Ciao, Andrea. Favarin, in conferenza stampa, ha dichiarato che avresti voluto maggior minutaggio ma che lui non avrebbe potuto garantirtelo: è stato davvero questo il motivo della rescissione?
"Dico subito che per me è stato un grande dispiacere, avevo voluto tantissimo questa maglia e prendere una decisione del genere è stato davvero difficile. Ci tengo a sottolineare, però, che non è che avessi chiesto maggior minutaggio, ma che fossi messo nelle condizioni per potermi esprimere al meglio. Mi aspettavo una gestione diversa da parte del tecnico".

Ovvero?
"Sapevo di non essere arrivato nelle migliori condizioni, dato che per la prima volta in carriera non avevo fatto un ritiro completo, e sapevo anche che sicuramente nelle prime due-tre gare avrei avuto poco spazio. Con il passare del tempo, tuttavia, non mi è stata mai data l'occasione di far vedere quelle che sono le mie qualità: non mi sono sentito partecipe e parte integrante del progetto".

Che tipo di gestione ti saresti aspettato?
"Credevo che, dopo le prime partite, mi fosse data la possibilità di mettere minuti nelle gambe. Ripeto, è vero che non sono arrivato nelle condizioni migliori, ma è anche vero che la condizione la trovi solamente giocando e non facendo sei-sette minuti a partita, così come non si puo giudicare un giocatore dopo settanta minuti. Ad un certo punto mi sono sentito messo spalle al muro".

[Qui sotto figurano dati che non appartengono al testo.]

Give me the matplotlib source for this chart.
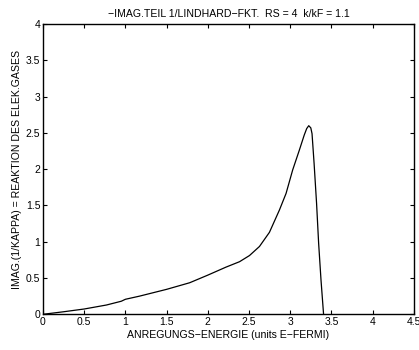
import matplotlib
matplotlib.use('Agg')
import matplotlib.pyplot as plt

plt.rcParams['font.family'] = ['Liberation Sans', 'DejaVu Sans']

# Curve
energy = [0, 0.25, 0.5, 0.77, 0.95, 1.0, 1.17, 1.5, 1.78, 2.0, 2.22, 2.385, 2.506, 2.627,
          2.748, 2.869, 2.95, 3.03, 3.11, 3.17, 3.2, 3.225, 3.25, 3.265, 3.29, 3.32, 3.345,
          3.374, 3.405]
response = [0, 0.035, 0.073, 0.128, 0.18, 0.207, 0.25, 0.344, 0.435, 0.54, 0.65, 0.725, 0.81, 0.935,
            1.13, 1.437, 1.667, 1.99, 2.26, 2.47, 2.56, 2.60, 2.57, 2.49, 2.08, 1.53, 0.98,
            0.47, 0.0]

xticks = [0, 0.5, 1, 1.5, 2, 2.5, 3, 3.5, 4, 4.5]
yticks = [0, 0.5, 1, 1.5, 2, 2.5, 3, 3.5, 4]

fig = plt.figure(figsize=(4.19, 3.5), dpi=100)
ax = fig.add_axes([0.1026, 0.102, 0.885, 0.829])

ax.plot(energy, response, color='black', linewidth=0.9)

ax.set_xlim(0, 4.5)
ax.set_ylim(0, 4)
ax.set_xticks(xticks)
ax.set_xticklabels(['0', '0.5', '1', '1.5', '2', '2.5', '3', '3.5', '4', '4.5'])
ax.set_yticks(yticks)
ax.set_yticklabels(['0', '0.5', '1', '1.5', '2', '2.5', '3', '3.5', '4'])
ax.tick_params(direction='in', top=True, right=True, labelsize=7.5, length=3, width=0.8, pad=2)
for s in ax.spines.values():
    s.set_linewidth(1.0)

ax.set_title('\u2212IMAG.TEIL 1/LINDHARD\u2212FKT.  RS = 4  k/kF = 1.1', fontsize=7.6, pad=5)
ax.set_xlabel('ANREGUNGS\u2212ENERGIE (units E\u2212FERMI)', fontsize=7.6, labelpad=2)
ax.set_ylabel('IMAG.(1/KAPPA) = REAKTION DES ELEK.GASES', fontsize=7.6, labelpad=3)

fig.savefig('out.png', dpi=100)
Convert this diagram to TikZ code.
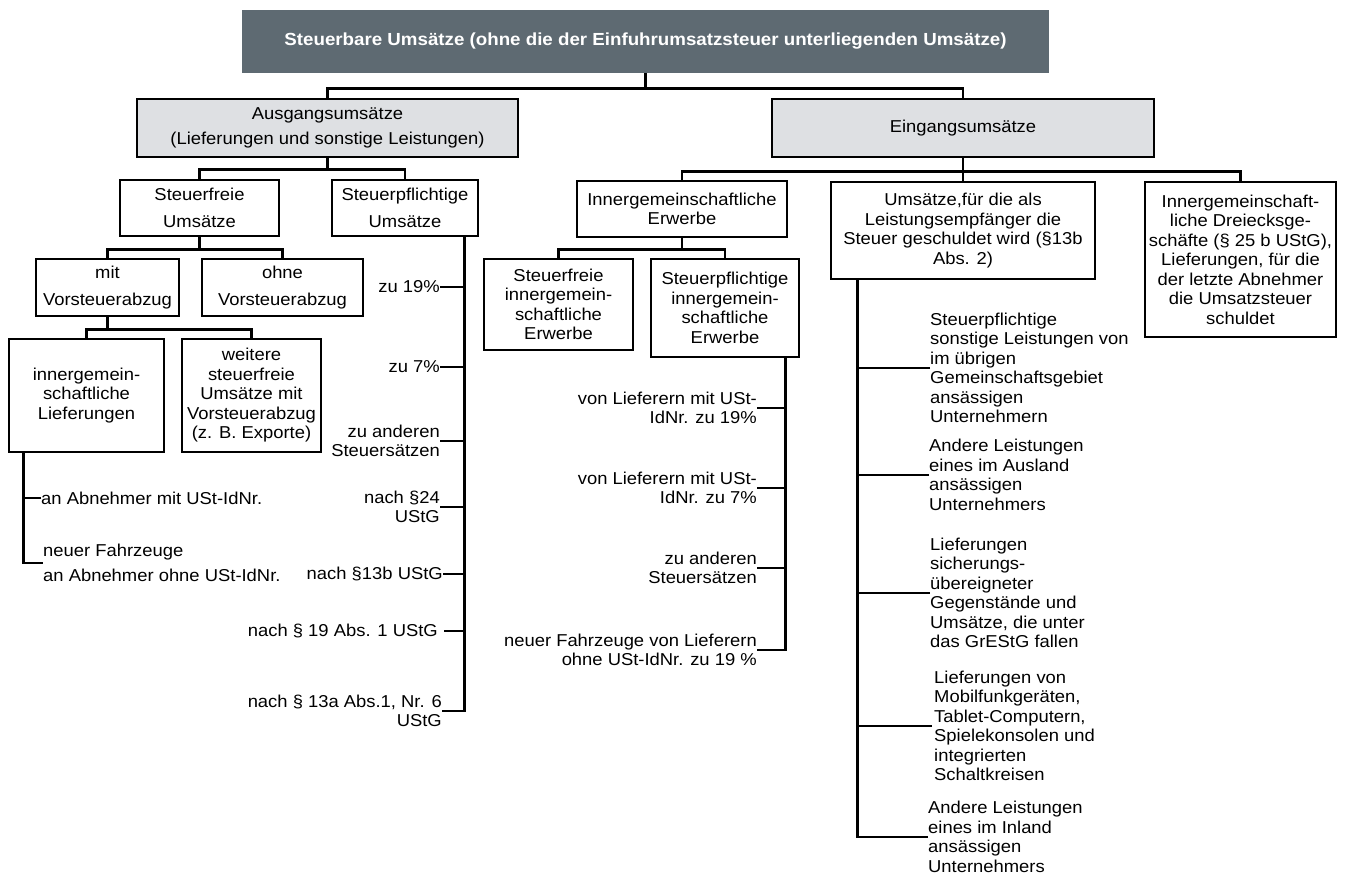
\documentclass[tikz,border=0pt]{standalone}
\usepackage{fontspec}
\setmainfont{Liberation Sans}[FakeStretch=1.07]
\definecolor{titlegray}{RGB}{94,106,114}
\definecolor{boxgray}{RGB}{222,224,227}
\newcommand\bodyfs{\fontsize{17.2}{19.5}\selectfont}
\newcommand\titlefs{\fontsize{17.5}{20}\selectfont\bfseries}
\begin{document}
\begin{tikzpicture}[x=1pt,y=-1pt,
  box/.style={draw, line width=2.5pt, align=center, inner sep=0pt, font=\bodyfs},
  conn/.style={line width=2.6pt},
  spine/.style={line width=2.8pt},
  lblR/.style={anchor=east, align=right, inner sep=0pt, font=\bodyfs},
  lblL/.style={anchor=west, align=left, inner sep=0pt, font=\bodyfs}]
\useasboundingbox (0,0) rectangle (1347,876);

% boxes
\node[fill=titlegray, text=white, minimum width=807pt, minimum height=63pt, inner sep=0pt, font=\titlefs] (top) at (645.5,41.5) {Steuerbare Umsätze (ohne die der Einfuhrumsatzsteuer unterliegenden Umsätze)};
\node[box, fill=boxgray, minimum width=381pt, minimum height=58pt] (ausg) at (327.5,128) {Ausgangsumsätze\\[5.5pt](Lieferungen und sonstige Leistungen)};
\node[box, fill=boxgray, minimum width=382pt, minimum height=58pt] (eing) at (963,128) {Eingangsumsätze};
\node[box, minimum width=159pt, minimum height=56pt] (sfrei) at (199.5,208) {Steuerfreie\\[7.5pt]Umsätze};
\node[box, minimum width=146pt, minimum height=56pt] (spfl) at (405,208) {Steuerpflichtige\\[7.5pt]Umsätze};
\node[box, minimum width=143pt, minimum height=57pt] (mit) at (107.5,287.5) {mit\\[7.5pt]Vorsteuerabzug};
\node[box, minimum width=161pt, minimum height=57pt] (ohne) at (282.5,287.5) {ohne\\[7.5pt]Vorsteuerabzug};
\node[box, minimum width=155pt, minimum height=113pt] (igl) at (86.5,395.5) {innergemein-\\schaftliche\\Lieferungen};
\node[box, minimum width=139pt, minimum height=113pt] (weit) at (251.5,395.5) {weitere\\steuerfreie\\Umsätze mit\\Vorsteuerabzug\\(z. B. Exporte)};
\node[box, minimum width=210pt, minimum height=56pt] (ige) at (682,209) {Innergemeinschaftliche\\Erwerbe};
\node[box, minimum width=149pt, minimum height=91pt] (sfige) at (558.5,304.5) {Steuerfreie\\innergemein-\\schaftliche\\Erwerbe};
\node[box, minimum width=148pt, minimum height=98pt] (spige) at (725,308) {Steuerpflichtige\\innergemein-\\schaftliche\\Erwerbe};
\node[box, minimum width=264pt, minimum height=97pt] (ums) at (963,230.5) {Umsätze,für die als\\Leistungsempfänger die\\Steuer geschuldet wird (§13b\\Abs. 2)};
\node[box, minimum width=191pt, minimum height=155pt] (drei) at (1240.5,259.5) {Innergemeinschaft-\\liche Dreiecksge-\\schäfte (§ 25 b UStG),\\Lieferungen, für die\\der letzte Abnehmer\\die Umsatzsteuer\\schuldet};

% tree connectors
\draw[conn] (top.south) -- ++(0,15) coordinate (j0);
\draw[conn] (ausg.north) |- (j0) -| (eing.north);
\draw[conn] (ausg.south) -- ++(0,11) coordinate (j1);
\draw[conn] (sfrei.north) |- (j1) -| (spfl.north);
\draw[conn] (sfrei.south) -- ++(0,12) coordinate (j2);
\draw[conn] (mit.north) |- (j2) -| (ohne.north);
\draw[conn] (mit.south) -- ++(0,12) coordinate (j3);
\draw[conn] (igl.north) |- (j3) -| (weit.north);
\draw[conn] (eing.south) -- ++(0,13) coordinate (j4);
\draw[conn] (ige.north) |- (j4) -| (drei.north);
\draw[conn] (j4) -- (ums.north);
\draw[conn] (ige.south) -- ++(0,11) coordinate (j5);
\draw[conn] (sfige.north) |- (j5) -| (spige.north);

% labels: Steuerpflichtige Umsaetze
\node[lblR] (lzu19) at (440,287) {zu 19\%};
\node[lblR] (lzu7) at (440,367) {zu 7\%};
\node[lblR] (lzuand) at (440,441) {zu anderen\\Steuersätzen};
\node[lblR] (l24) at (440,507) {nach §24\\UStG};
\node[lblR] (l13b) at (443,574) {nach §13b UStG};
\node[lblR] (l19) at (438,631) {nach § 19 Abs. 1 UStG};
\node[lblR] (l13a) at (442,711) {nach § 13a Abs.1, Nr. 6\\UStG};
\coordinate (s1) at ([xshift=-15pt]spfl.south east);
\draw[spine] (s1) |- (l13a.east);
\draw[conn] (lzu19.east) -- (lzu19.east -| s1);
\draw[conn] (lzu7.east) -- (lzu7.east -| s1);
\draw[conn] (lzuand.east) -- (lzuand.east -| s1);
\draw[conn] (l24.east) -- (l24.east -| s1);
\draw[conn] (l13b.east) -- (l13b.east -| s1);
\draw[conn] ([xshift=6pt]l19.east) -- (l19.east -| s1);

% labels: innergemeinschaftliche Lieferungen
\node[lblL] (lmit) at (41,498) {an Abnehmer mit USt-IdNr.};
\node[lblL] (lnf) at (43,563) {neuer Fahrzeuge\\[5.5pt]an Abnehmer ohne USt-IdNr.};
\coordinate (s2) at ([xshift=16pt]igl.south west);
\draw[spine] (s2) |- (lnf.west);
\draw[conn] (lmit.west) -- (lmit.west -| s2);

% labels: Steuerpflichtige innergemeinschaftliche Erwerbe
\node[lblR] (lv19) at (757,408) {von Lieferern mit USt-\\IdNr. zu 19\%};
\node[lblR] (lv7) at (757,488) {von Lieferern mit USt-\\IdNr. zu 7\%};
\node[lblR] (lza) at (757,568) {zu anderen\\Steuersätzen};
\node[lblR] (lnfz) at (757,650) {neuer Fahrzeuge von Lieferern\\ohne USt-IdNr. zu 19 \%};
\coordinate (s3) at ([xshift=-15pt]spige.south east);
\draw[spine] (s3) |- (lnfz.east);
\draw[conn] (lv19.east) -- (lv19.east -| s3);
\draw[conn] (lv7.east) -- (lv7.east -| s3);
\draw[conn] (lza.east) -- (lza.east -| s3);

% labels: Umsaetze 13b
\node[lblL] (ra1) at (930,368) {Steuerpflichtige\\sonstige Leistungen von\\im übrigen\\Gemeinschaftsgebiet\\ansässigen\\Unternehmern};
\node[lblL] (ra2) at (929,475) {Andere Leistungen\\eines im Ausland\\ansässigen\\Unternehmers};
\node[lblL] (ra3) at (930,593) {Lieferungen\\sicherungs-\\übereigneter\\Gegenstände und\\Umsätze, die unter\\das GrEStG fallen};
\node[lblL] (ra4) at (934,726) {Lieferungen von\\Mobilfunkgeräten,\\Tablet-Computern,\\Spielekonsolen und\\integrierten\\Schaltkreisen};
\node[lblL] (ra5) at (928,837) {Andere Leistungen\\eines im Inland\\ansässigen\\Unternehmers};
\coordinate (s4) at ([xshift=28pt]ums.south west);
\draw[spine] (s4) |- (ra5.west);
\draw[conn] (ra1.west) -- (ra1.west -| s4);
\draw[conn] (ra2.west) -- (ra2.west -| s4);
\draw[conn] (ra3.west) -- (ra3.west -| s4);
\draw[conn] ([xshift=-2pt]ra4.west) -- (ra4.west -| s4);
\end{tikzpicture}
\end{document}
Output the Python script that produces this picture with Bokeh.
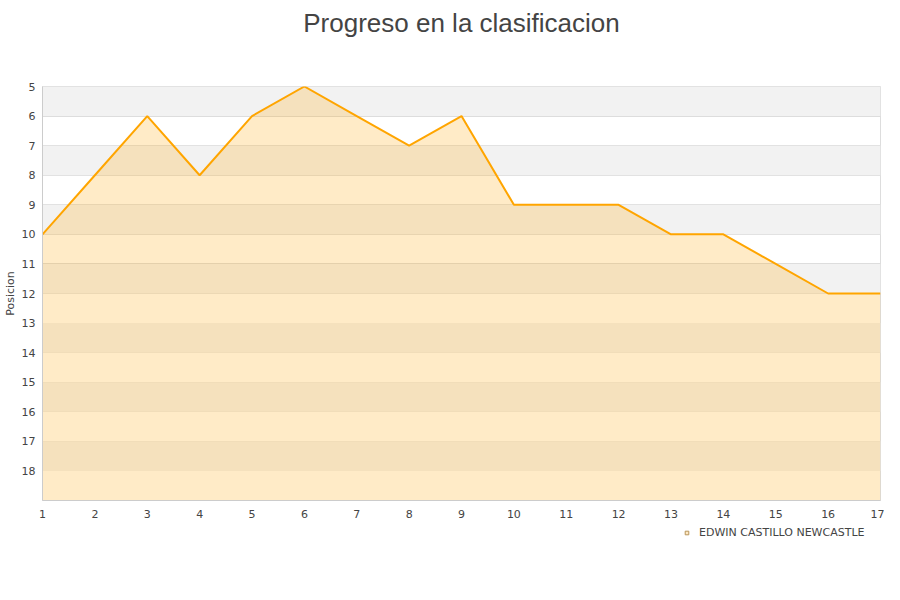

C'è stato un confronto con il tecnico prima di arrivare a questa decisione?
"Certo, ci sono stati un paio di confronti, anche perché io sarei voluto restare. Se sto a Livorno, però, non posso restarci solamente per guardare il mare, anche perché ho la compagna livornese e ci vengo comunque spesso, ma per sentirmi un giocatore vero. Questo, invece, non è accaduto e non resto certo a rubare lo stipendio. Io, dovunque ho giocato, mi sono sentito sempre un elemento importante indossando la fascia di capitano e facendo sempre 35 partite: non chiedevo di giocarle tutte anche quest'anno, ma almeno di sentirmi parte integrante a tutti gli effetti del progetto. Fremevo dalla voglia di dimostrare il mio valore, ma non ne ho avuto la possibilità".

E con il gruppo invece? Come erano i rapporti?
"Erano ottimi, mi è dispiaciuto dover salutare i compagni. Ho rapporti buonissimi con Cesarini, Cori, Brenna, Palma e Giordani, tanto per dirne alcuni. Con lo spogliatoio, ci tengo a dirlo, non c'era nessun problema".

Sei venuto qui certo di godere della stima di Favarin: visto com'è andata a finire, ti senti "tradito"?
"Favarin mi ha sempre cercato nel corso degli anni passati. Mi ricordo che, ad esempio, mi ha chiamato quando era ad Andria e a Prato. Sapevo che aveva tanta stima nei miei confronti ed è per questo che, a maggior ragione, non ho capito la sua gestione. Ribadisco ancora, chiedevo soltanto di essere messo nelle condizioni di potermi esprimere al meglio e di far vedere quelle che sono le mie qualità. Tradito magari no, ma profondamente ferito quello sì".